I don't know why you think this; is there anything about our hands that you can show couldn't evolve from a wolf's paw?  Anything that wolves have lost in the evolutionary process since we diverged from them in evolution, that would be unlikely to evolve again?    Cats, which are related to canids, have more flexible claws. 

There are dogs that are good at climbing by the way :)  I saw a funny movie once of a climber, showing his small dog scrabbling up rocks with him in a way that was amazing for a dog. 

A large brain does not mean a proportional increase in intelligence.

I've seen the ratio of brain size to surface area used as a rough index of intelligence.  Since the surface is the main way an organism interacts with its environment.  I think this ratio gives a rough indication of how intelligent a creature is.  

I've wondered about intelligence evolving in a group, as in social insects like bees where the whole colony can be considered a being that knows things that individual beings don't. 

One might argue that there's a basic limitation on the increase of intelligence of a group being (like a bee colony) relative to the intelligence of the individual members, because the individuals are a certain distance apart, and that places limits on processing speed.  Perhaps a computer scientist could show somewhat rigorously what that limit is.

I've wondered about intelligence being developed in a social way, like in a wolf pack - say the individual members learned to cooperate in manipulating things with their teeth. 

Luara, I really don't want to go on with this topic but move on to somethig else.

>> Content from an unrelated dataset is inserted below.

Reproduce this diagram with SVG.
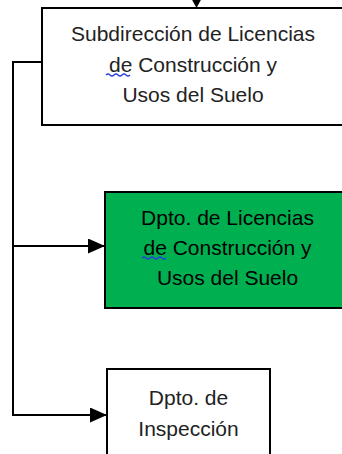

Thanks :)







OK.  There are some arboreal canids by the way:  the gray fox which according to Wikipedia has strong hooked claws for climbing; it goes up trees to escape predators and to get food.

Also the raccoon dog is arboreal.  It isn't a dog, rather a different species close to the common ancestor of the canids.

The order Carnivora apparently evolved from ferret-like creatures like Miacis that were arboreal. 

Yes, a number of animals  live in trees either in whole or in part, but this doesn't necessarily result in hands or greater inelligence. But your contention that wolves would evolve hands if they became arboreal made no sense to me in the real world. And I said that if they needed to become arboreal to survive -- they would become extinct.

Now imagine yourself observing wolves in the northern boreal forest and tell me what happens that would make arboreal life the only way that they could survive?

And remember, boreal forests are coniferous, not a tree easy to climb without claws. 


Here is a current Discovery article depicting a number of scientists as confident that an Earth twin will be discovered next year. Per the article:


And there are probably many alien Earths out there to be found in our Milky Way galaxy, researchers say. "Estimating carefully, there are 200 billion stars that host at least 50 billion planets, if not more," Mikko Tuomi, of the University of Hertfordshire in England, told SPACE.com via email. "Assuming that 1:10,000 are similar to the Earth would give us 5,000,000 such planets," added Tuomi, who led teams reporting the discovery of several potentially habitable planet candidates this year, including an exoplanet orbiting the star Tau Ceti just 11.9 light-years from Earth. "So I would say we are talking about at least thousands of such planets."